The Court of Appeals for the Second Circuit in New York ruled the FCC did not “articulate a reasoned basis for this change in policy” when it began penalizing broadcasters in 2004 for accidentally airing expletives.

The case stems from two broadcasts of the Billboard Music Awards on Fox. In the 2002 show, Cher lashed out at critics, saying: “[Expletive] ‘em.” The next year, Nicole Richie said: “Have you ever tried to get cow [dung] out of a Prada purse? It’s not so [expletive] simple.”

In March 2006, the FCC determined that the Billboard shows violated indecency rules but did not impose a fine since the broadcasts aired prior to a 2004 policy crafted in response to a 2003 NBC broadcast of the Golden Globes, in which U2 singer Bono uttered the phrase, “[Expletive] brilliant.” The commission found that a certain expletive, regardless of usage, “inherently has a sexual connotation,” and is therefore actionable under indecency standards.

Yesterday’s decision, by a 2-1 margin, threw out the FCC’s ruling against Fox but stopped short of overturning the policy, instead sending the case back to the commission for further “explanation for its departure from prior precedent.”

In his dissenting opinion yesterday, Judge Pierre Leval said the FCC had “furnished a reasoned explanation” for its change of policy.

FCC Chairman Kevin J. Martin harshly criticized the court’s ruling.

“I completely disagree with the court’s ruling and am disappointed for American families. I find it hard to believe that the New York court would tell American families that [expletive] and [expletive] are fine to say on broadcast television during the hours when children are most likely to be in the audience,” he said.

Mr. Martin used the occasion as an opportunity to call on Congress to mandate a la carte programming, a solution he said would “avoid government regulation of content while enabling consumers, including parents, to receive only the programming they want and believe to be appropriate for their families.”

Such a plan would require that cable companies allow viewers to select and pay for individual channels rather than an entire package.

Fox Broadcasting said it was “very pleased with the court’s decision and continue to believe that government regulation of content serves no purpose other than to chill artistic expression in violation of the First Amendment.”

Christine Corcos, a law professor at Louisiana State University, said courts generally like to give agencies discretion “because they assume that agencies know what they’re doing.”

“But the court is critical here. The court is saying, ‘Look, you can certainly change your policy but you have to explain then what the new policy is going to be and what would be a transgression under this new policy,’ ” said Ms. Corcos, editor of Media Law Prof Blog.

The majority opinion, written by Judge Rosemary Pooler, rejected an FCC argument that the legal review should only cover the Billboard shows and not the overarching policy established after the Golden Globes. “If that policy is invalid, then we cannot sustain the indecency findings against Fox.”

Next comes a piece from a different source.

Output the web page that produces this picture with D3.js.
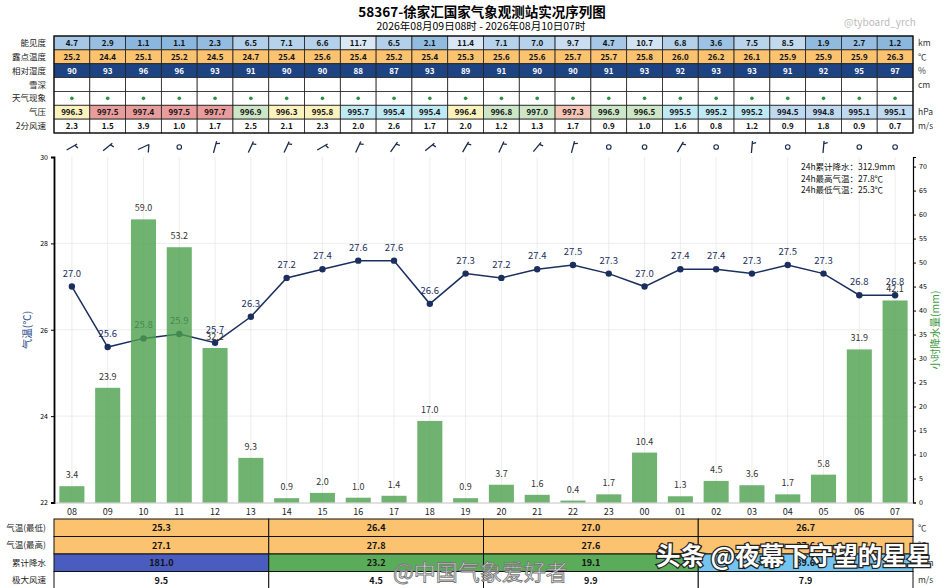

In 1978, the U.S. Supreme Court affirmed the FCC’s authority to restrict the public broadcast of indecent language. In FCC v. Pacifica, the court held that government censorship of “patently offensive” words can pass constitutional muster. That case put in place an enforcement regime partially justified on the “first blow” theory that indecent material on the airwaves enters into the privacy of the home uninvited and without warning.